US businesses expecting a fresh approach to international trade policy after four combative years under Donald Trump have a question for the Biden administration: what will become of his tariffs on China?
A lopsided trade balance with China, the biggest source of imports to the US, became a fixture of Donald Trump’s trade policy. He imposed tariffs on billions of dollars of Chinese goods including clothes, footwear and food, disappointing business groups that otherwise endorsed his lower taxes and lighter regulation.
Under Joe Biden most of the tariffs remain, however, and some American business groups are getting anxious.
“We’re five months into this new administration and we don’t have a clear sense of what the China trade policy is yet,” said Jon Gold, vice-president at the National Retail Federation. “This is having a big impact on companies, many of whom are struggling to survive through Covid and have the extra burden of the tariffs.”
While Biden has worked with allies to counter China, his overall policy towards Beijing is closer to Trump’s approach than experts had expected. In the meantime, the cost of US tariffs for companies buying from China has increased. A mechanism that allowed businesses to apply for exclusions to the so-called Section 301 tariffs on Chinese imports expired late last year and has not yet been reinstated.
More than 3,500 US companies including Coca-Cola, Disney and Ford, as well as smaller American manufacturers, filed lawsuits against the Trump administration over its tariffs on China, marking a record number of suits lodged at the US Court of International Trade, based in New York. Hearings are scheduled this year.
“The tariffs are deeply unpopular with American consumers and businesses who bear the cost,” said Doug Barry, spokesman for the US-China Business Council, a trade body. “Many tariffs remain in place with no indication of when or if they will be lifted.”
The Biden administration has so far deflected questions on the tariffs, saying that it is carrying out a “top to bottom review” of China trade policy. The White House has indicated that tackling forced labour, promoting workers’ rights and protecting the environment are among its top trade priorities.
Politically, rushing to remove the tariffs could prove risky ahead of the 2022 congressional midterm elections, when any sign of softness on China could weaken Democrats at the ballot box.
Pressure over China trade policy is falling on Katherine Tai, the US trade representative. The Biden administration’s top trade negotiator immediately started to make diplomatic calls to foreign counterparts when she joined the White House in March, but she did not speak to China until last week.
US lawmakers have repeatedly questioned Tai about the China tariffs, citing damage to their local industries. Senators have tried to resurrect the exclusion process and allow some Chinese imports to avoid punitive extra duties.
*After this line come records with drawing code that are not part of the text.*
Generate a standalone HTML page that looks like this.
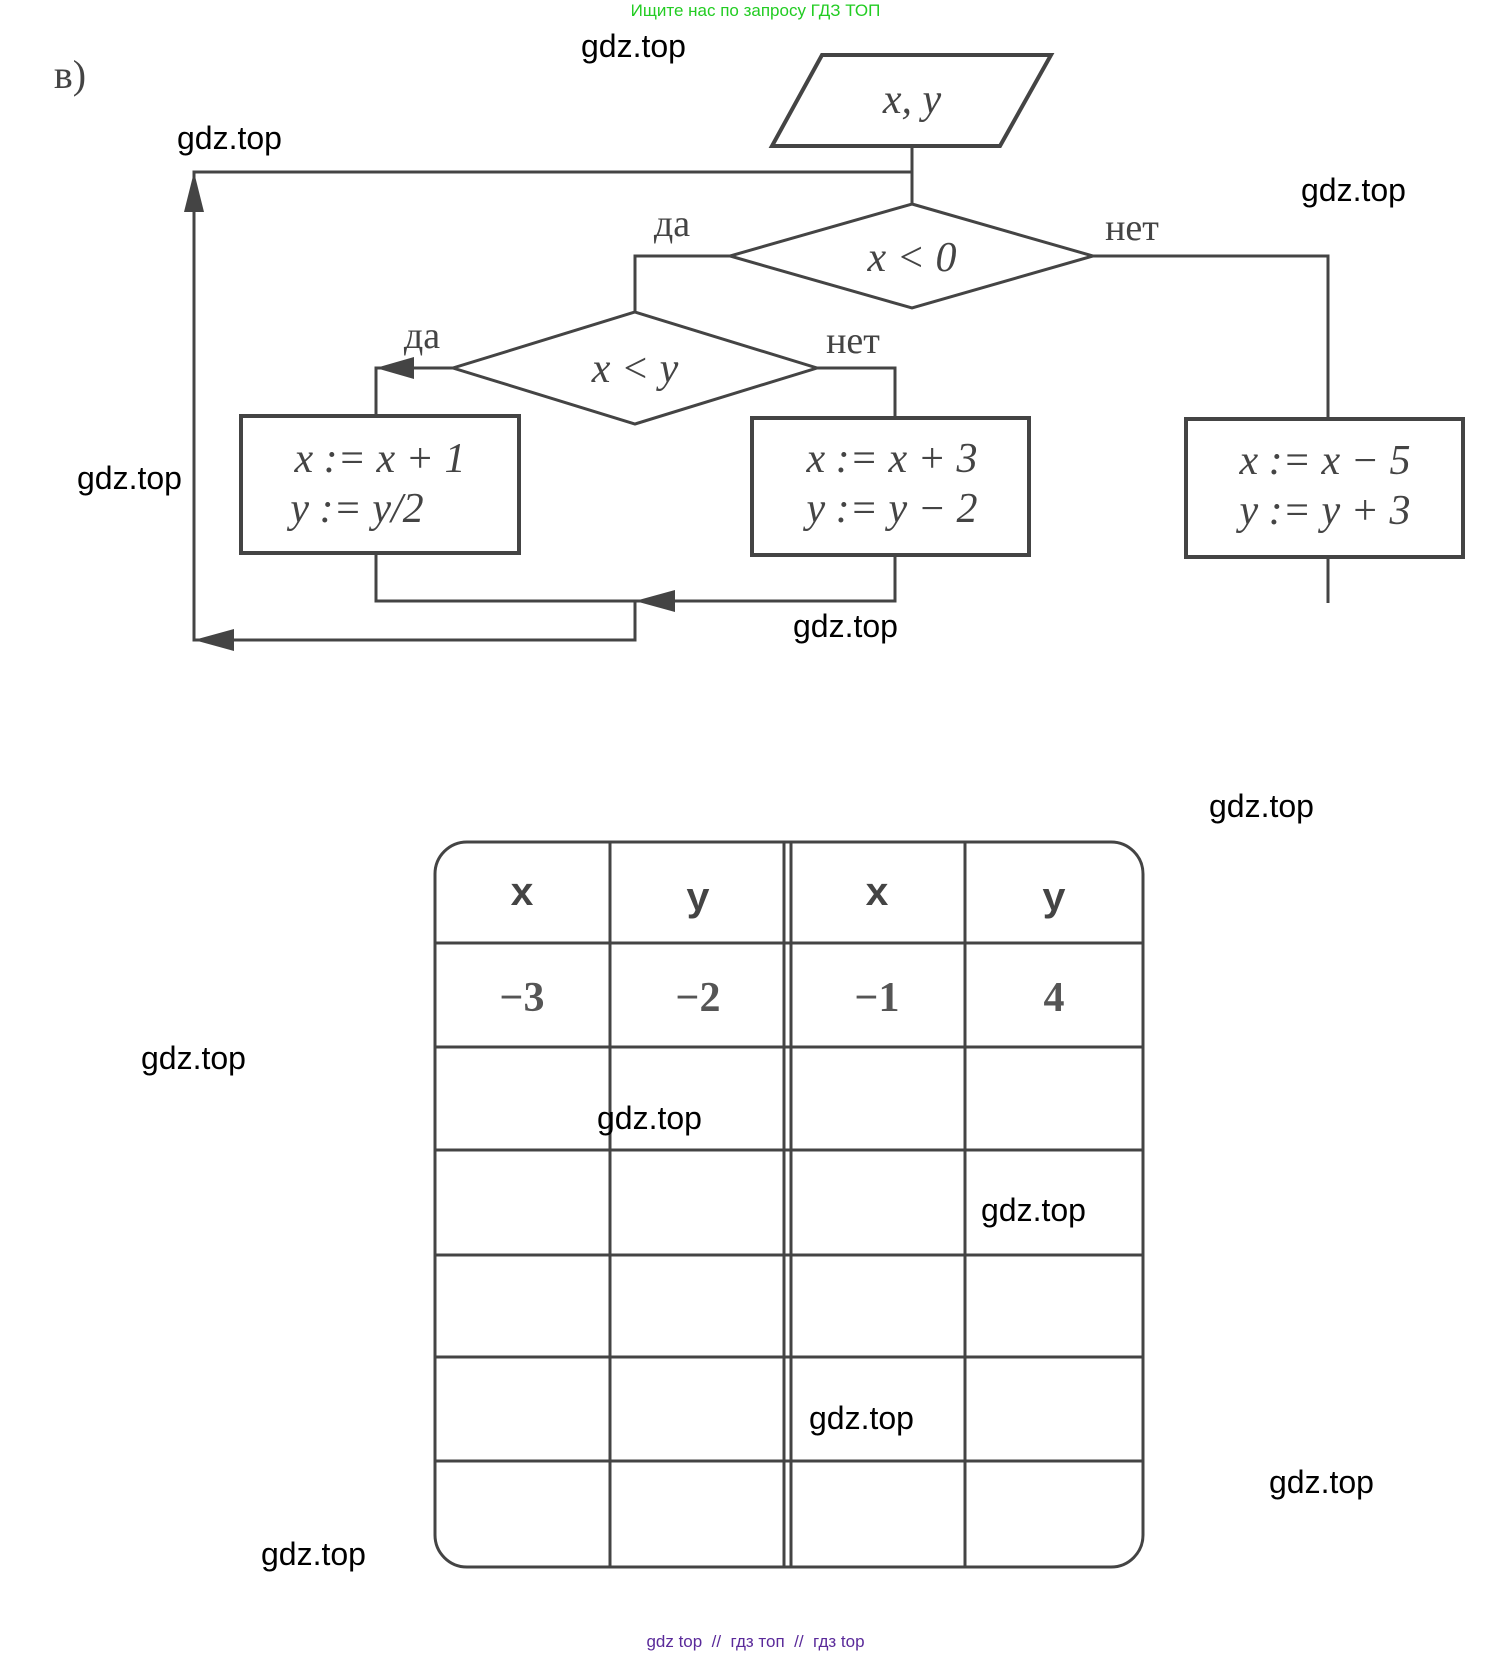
<!DOCTYPE html>
<html><head><meta charset="utf-8"><style>
body{margin:0;width:1511px;height:1659px;background:#fff;position:relative;overflow:hidden;font-family:"Liberation Sans",sans-serif}
.w{position:absolute;font-size:32px;color:#000;font-family:"Liberation Sans",sans-serif}
</style></head><body>
<svg width="1511" height="1659" style="position:absolute;left:0;top:0" xmlns="http://www.w3.org/2000/svg">
<g stroke="#444" stroke-width="3" fill="none">
<polygon points="822,55 1051,55 1000,146 772,146" stroke-width="4"/>
<polyline points="912,146 912,204"/>
<polyline points="912,172 194,172 194,640 635,640 635,601"/>
<polygon points="912,204 1093,256 912,308 730,256"/>
<polyline points="1093,256 1328,256 1328,419"/>
<rect x="1186" y="419" width="277" height="138" stroke-width="4"/>
<polyline points="1328,557 1328,603"/>
<polyline points="730,256 635,256 635,312"/>
<polygon points="635,312 817,368 635,424 453,368"/>
<polyline points="453,368 376,368 376,416"/>
<rect x="241" y="416" width="278" height="137" stroke-width="4"/>
<polyline points="817,368 895,368 895,418"/>
<rect x="752" y="418" width="277" height="137" stroke-width="4"/>
<polyline points="376,553 376,601 895,601 895,555"/>
<path d="M467,842 H1111 A32,32 0 0 1 1143,874 V1535 A32,32 0 0 1 1111,1567 H467 A32,32 0 0 1 435,1535 V874 A32,32 0 0 1 467,842 Z"/>
<line x1="610" y1="842" x2="610" y2="1567"/>
<line x1="784" y1="842" x2="784" y2="1567"/>
<line x1="791" y1="842" x2="791" y2="1567"/>
<line x1="965" y1="842" x2="965" y2="1567"/>
<line x1="435" y1="943" x2="1143" y2="943"/>
<line x1="435" y1="1047" x2="1143" y2="1047"/>
<line x1="435" y1="1150" x2="1143" y2="1150"/>
<line x1="435" y1="1255" x2="1143" y2="1255"/>
<line x1="435" y1="1357" x2="1143" y2="1357"/>
<line x1="435" y1="1461" x2="1143" y2="1461"/>
</g>
<g fill="#444">
<polygon points="194,172 184,212 204,212"/>
<polygon points="376,368 414,357 414,379"/>
<polygon points="635,601 675,590 675,612"/>
<polygon points="194,640 234,629 234,651"/>
</g>
<g font-family="Liberation Serif,serif" fill="#444" font-size="42" text-anchor="middle" font-style="italic">
<text x="912" y="113">x, y</text>
<text x="912" y="271">x &lt; 0</text>
<text x="635" y="382">x &lt; y</text>
<text x="380" y="472">x := x + 1</text>
<text x="357" y="522">y := y/2</text>
<text x="892" y="472">x := x + 3</text>
<text x="892" y="522">y := y − 2</text>
<text x="1325" y="474">x := x − 5</text>
<text x="1325" y="524">y := y + 3</text>
</g>
<g font-family="Liberation Serif,serif" fill="#444" font-size="38" text-anchor="middle">
<text x="672" y="236">да</text>
<text x="1132" y="240">нет</text>
<text x="422" y="348">да</text>
<text x="853" y="353">нет</text>
<text x="70" y="88" font-size="40">в)</text>
</g>
<g font-family="Liberation Mono,monospace" font-weight="bold" fill="#444" font-size="40" text-anchor="middle">
<text x="522" y="905">x</text><text x="698" y="910">y</text><text x="877" y="905">x</text><text x="1054" y="910">y</text>
</g>
<g font-family="Liberation Serif,serif" font-weight="bold" fill="#555" font-size="42" text-anchor="middle">
<text x="522" y="1011">−3</text><text x="698" y="1011">−2</text><text x="877" y="1011">−1</text><text x="1054" y="1011">4</text>
</g>
</svg>
<div style="position:absolute;left:0;width:1511px;top:1px;text-align:center;color:#22cc22;font-size:17px">Ищите нас по запросу ГДЗ ТОП</div>
<div style="position:absolute;left:0;width:1511px;top:1632px;text-align:center;color:#5a2a9a;font-size:17px">gdz top &nbsp;//&nbsp; гдз топ &nbsp;//&nbsp; гдз top</div>
<div class="w" style="left:581px;top:28px">gdz.top</div>
<div class="w" style="left:177px;top:120px">gdz.top</div>
<div class="w" style="left:1301px;top:172px">gdz.top</div>
<div class="w" style="left:77px;top:460px">gdz.top</div>
<div class="w" style="left:793px;top:608px">gdz.top</div>
<div class="w" style="left:1209px;top:788px">gdz.top</div>
<div class="w" style="left:141px;top:1040px">gdz.top</div>
<div class="w" style="left:597px;top:1100px">gdz.top</div>
<div class="w" style="left:981px;top:1192px">gdz.top</div>
<div class="w" style="left:809px;top:1400px">gdz.top</div>
<div class="w" style="left:1269px;top:1464px">gdz.top</div>
<div class="w" style="left:261px;top:1536px">gdz.top</div>
</body></html>
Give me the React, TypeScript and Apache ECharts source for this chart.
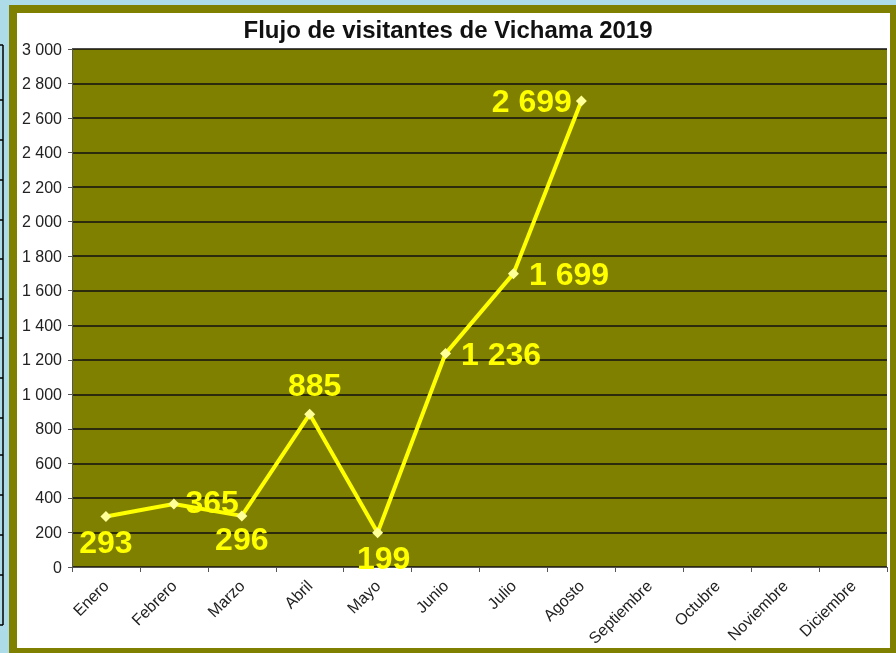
import React, { useEffect, useRef } from "react";
import * as echarts from "echarts";

const title = "Flujo de visitantes de Vichama 2019";
const months = ["Enero", "Febrero", "Marzo", "Abril", "Mayo", "Junio", "Julio", "Agosto", "Septiembre", "Octubre", "Noviembre", "Diciembre"];
const visitors: (number | null)[] = [293, 365, 296, 885, 199, 1236, 1699, 2699, null, null, null, null];
const labelPositions = ["bottom", "right", "bottom", "top", "bottom", "right", "right", "left", "top", "top", "top", "top"];
const labelOffsets: [number, number][] = [[0, 0], [2, -2], [0, -2], [5, -4], [6, 0], [6, 0], [6, 0], [0, 0], [0, 0], [0, 0], [0, 0], [0, 0]];
const tableLineYs = [45, 100, 140, 180, 220, 259, 299, 338, 378, 418, 455, 495, 535, 575, 625];

const fmt = (v: number) => {
  const s = String(Math.round(v));
  return s.replace(/\B(?=(\d{3})+(?!\d))/g, " ");
};

export default function App() {
  const ref = useRef<HTMLDivElement>(null);
  useEffect(() => {
    if (!ref.current) return;
    const chart = echarts.init(ref.current, null, { renderer: "svg" });
    const graphics: any[] = [
      { type: "rect", z: -10, shape: { x: 0, y: 0, width: 896, height: 653 }, style: { fill: "#aedbe8" } },
      { type: "rect", z: -9, shape: { x: 9, y: 5, width: 887, height: 648 }, style: { fill: "#808000" } },
      { type: "rect", z: -8, shape: { x: 17, y: 13, width: 873, height: 635 }, style: { fill: "#ffffff" } },
      { type: "line", z: -7, shape: { x1: 3, y1: 45, x2: 3, y2: 625 }, style: { stroke: "#000", lineWidth: 1.5 } },
    ];
    tableLineYs.forEach((y) => {
      graphics.push({ type: "line", z: -7, shape: { x1: 0, y1: y, x2: 3, y2: y }, style: { stroke: "#000", lineWidth: 1.5 } });
    });
    chart.setOption({
      animation: false,
      title: {
        text: title,
        left: 443,
        textAlign: "center",
        top: 12,
        textStyle: { fontFamily: "Arial, Liberation Sans", fontWeight: "bold", fontSize: 24, color: "#111" },
      },
      graphic: graphics,
      grid: { left: 72, right: 9, top: 49, bottom: 86, show: true, backgroundColor: "#808000", borderWidth: 0 },
      xAxis: {
        type: "category",
        data: months,
        boundaryGap: true,
        axisLine: { lineStyle: { color: "#555", width: 1 } },
        axisTick: { show: true, length: 5, lineStyle: { color: "#555" } },
        axisLabel: {
          rotate: 45,
          fontFamily: "Arial, Liberation Sans",
          fontSize: 16,
          color: "#222",
          margin: 16,
        },
      },
      yAxis: {
        type: "value",
        min: 0,
        max: 3000,
        interval: 200,
        axisLine: { show: true, lineStyle: { color: "#555", width: 1 } },
        axisTick: { show: true, length: 4, lineStyle: { color: "#555" } },
        splitLine: { show: true, lineStyle: { color: "#111", width: 1.5 } },
        axisLabel: {
          formatter: (v: number) => fmt(v),
          fontFamily: "Arial, Liberation Sans",
          fontSize: 16,
          color: "#222",
          margin: 10,
        },
      },
      series: [
        {
          type: "line",
          data: visitors.map((v, i) => ({
            value: v,
            label: { position: labelPositions[i], offset: labelOffsets[i] },
          })),
          lineStyle: { color: "#ffff00", width: 4 },
          itemStyle: { color: "#ffff99" },
          symbol: "diamond",
          symbolSize: 11,
          showAllSymbol: true,
          label: {
            show: true,
            formatter: (p: any) => (p.value == null ? "" : fmt(p.value)),
            fontFamily: "Arial, Liberation Sans",
            fontWeight: "bold",
            fontSize: 32,
            color: "#ffff00",
            distance: 4,
          },
        },
      ],
    });
    return () => chart.dispose();
  }, []);
  return <div ref={ref} style={{ position: "fixed", left: 0, top: 0, width: 896, height: 653 }} />;
}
Some tariffs on Chinese imports were removed when Trump struck his “phase one” trade deal, in which Beijing committed to buy $200bn more goods and services from the US over the two years ending in 2021. The Biden administration has so far said little about how it views China’s adherence to the agreement and has not suggested whether it plans to start talks for a “phase two”.
“USTR has never publicly issued a verdict on China’s performance with any detail,” said Scott Kennedy, a China expert at the Center for Strategic and International Studies in Washington. “This is supposed to be regularly evaluated . . . We should have heard whether China still deserves the love.”
In statements, Tai has said her goal was to advance a “worker-centric trade policy”. The administration recently took action against a Chinese fishing fleet that it alleged was using forced labour on its vessels, blocking imports of tuna and swordfish from the company.
“Within the administration, they appear to be far more advanced in their discussions on human rights and labour rights than they are on the economic and commercial agenda,” said a former government official with ties to the US business community.
“There’s a growing feeling that these experienced folks aren’t sure what to do about China — that for all their frustrations with Trump, they didn’t arrive in office with a plan other than to spend a lot of money domestically to increase competitiveness and are now just trying to buy time with an endless number of internal reviews and studies,” the person said.